To get a clearer picture of the future of smart home technology in the new home building industry, we chatted with Bob Finnigan, the COO of Acquisitions & Housing, Heathwood Homes, and past president of the Canadian Home Builders’ Association (CHBA).
Heathwood Homes built the Green House in 2011/2012 and Finnigan actually uses smart home products in his personal home, so it was great to have the opportunity to pick his brain.
Working alongside Ryerson students, Heathwood’s Green House was like an early version of an energy efficient smart home. The home was built to ENERGY STAR standards, and then they took it to the next level with solar panels and a greywater system.
The Ryerson students installed a monitoring system in the basement to measure the home’s gas, electricity and water use. Six years ago, it cost $50,000 to equip the Green House with all its energy saving and monitoring features.
The interesting thing was that the home turned out to be less energy efficient than a standard ENERGY STAR home.
“It was a lifestyle thing,” says Finnigan. “The homeowners worked from home and left windows open when the A/C was on. You can have all the energy saving gadgets you want, but your lifestyle determines so much. The only item that was better, was the water use with the greywater system.”
Today, a Nest system costs no where near the amount Heathwood spent on their monitoring system. Finnigan uses Nest at home and he has a smart lock and security system. He also monitors his water use. He says he was able to cut back on the water he was using with his sprinkler system in half. While he still monitors this type of home activity, he realizes that the smart home features people want extend beyond monitoring behind the scenes action.
“People have moved from monitoring our homes to wanting full control over our lighting, front door locks, our thermostats. Those are the things people want now. Almost everyone expects to have a programmable thermostat they can control from their phone these days, and video monitoring systems are easy to do.”

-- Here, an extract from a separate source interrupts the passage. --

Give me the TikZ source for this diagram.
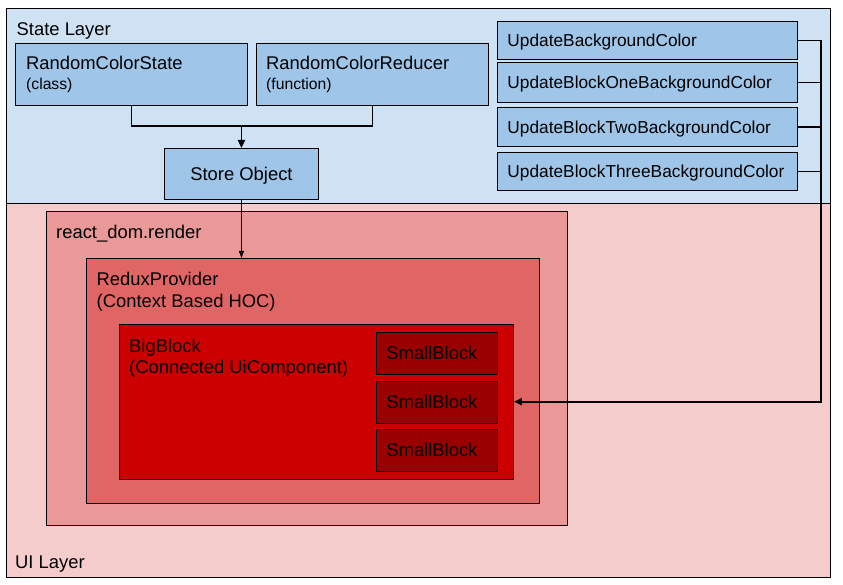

But, it doesn’t look like the everyday buyer is asking the builder for these smart home upgrades. If people want these features, they add them later on. It seems like we haven’t reached a point where buyers expect builders to make smart home products an option.
“In the market we’ve had in the last two to three years, it’s been such a frenzy. Such a different sales process,” says Finnigan. “In the initial stages of buying, smart home features aren’t that important. When buyers come to select their extras, that’s when they may ask about it. But people still care more about the hard finishes; countertops, cabinets, flooring, tiles, etc.”
In order for Heathwood to feel comfortable offering smart home features, installation will have to be simple and affordable, and all the features have to communicate seamlessly and be controllable from one device.
“The time when this is possible is not that far down the road,” he says. “As a builder of high quality homes, we want to make sure we give our buyers tech with a long lifespan. Once we feel confident in the technology, it will be easier to offer these products. We don’t want to put stuff in the home that will be dated in two or three years. The products we use need to be good for at least 10 years.”
That’s one of the largest obstacles when it comes to including smart home features in new home projects. The home won’t be built for at least two years, and technology advances so quickly that the smart features the builder includes could be outdated by move-in time.
Until we hit a stage where only software needs to be updated, builders probably won’t include smart home features as standard.